Edit: As @user2357112 pointed out, the proper Numpy way to do it is this:

def operate_on_np_arr():
 global np_arr
 np_arr *= 31
 np_arr //= 31 # integer division, not double
 return np_arr

Makes it much faster. I see 0.1248 seconds.

answered Apr 10, 2018 at 18:18
5
  • 2
    np.vectorize is basically just a wrapper around a for loop. It only exists for convenience, not efficiency. Commented Apr 10, 2018 at 18:21
  • 2
    If you want to avoid the copy, use np_arr *= 31 and np_arr //= 31 instead of working element by element. Commented Apr 10, 2018 at 18:23
  • I was getting weird errors trying to do that. TypeError: ufunc 'true_divide' output (typecode 'd') could not be coerced... Could be my version of Numpy. Commented Apr 10, 2018 at 18:24
  • Ohh, //= does integer division. I thought that was a typo. My mistake, retrying... Commented Apr 10, 2018 at 18:24
  • This is fantastic. Glad to see I was doing something wrong. Commented Apr 10, 2018 at 20:09
1

Here are some timings using the ipython magic to initialize lists and or arrays. The results should focus on the calculations:

In [103]: %%timeit alist = list(range(10000))
 ...: for i,e in enumerate(alist):
 ...: alist[i] = (e*3)*20
 ...: 
4.13 ms ± 146 μs per loop (mean ± std. dev. of 7 runs, 100 loops each)
In [104]: %%timeit arr = np.arange(10000)
 ...: z = (arr*3)*20
 ...: 
20.6 μs ± 439 ns per loop (mean ± std. dev. of 7 runs, 10000 loops each)
In [105]: %%timeit alist = list(range(10000))
 ...: z = [(e*3)*20 for e in alist]
 ...: 
 ...: 
1.71 ms ± 2.69 μs per loop (mean ± std. dev. of 7 runs, 1000 loops each)

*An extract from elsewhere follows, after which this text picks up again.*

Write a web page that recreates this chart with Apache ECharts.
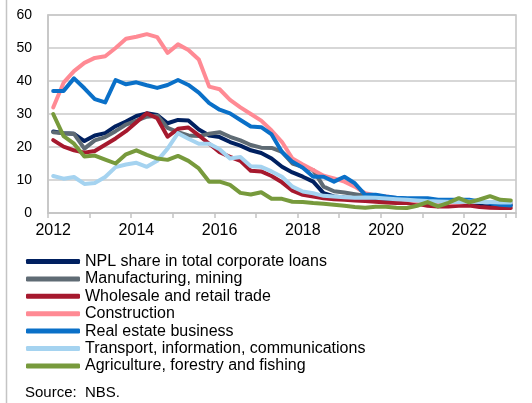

Looking at the effect of array creation times:

In [106]: %%timeit alist = list(range(10000))
 ...: arr = np.array(alist)
 ...: z = (arr*3)*20
 ...: 
 ...: 
1.01 ms ± 43.6 μs per loop (mean ± std. dev. of 7 runs, 1000 loops each)

Ok, the calculation isn't the same. If I use **3 instead, all times are about 2x larger. Same relative relations.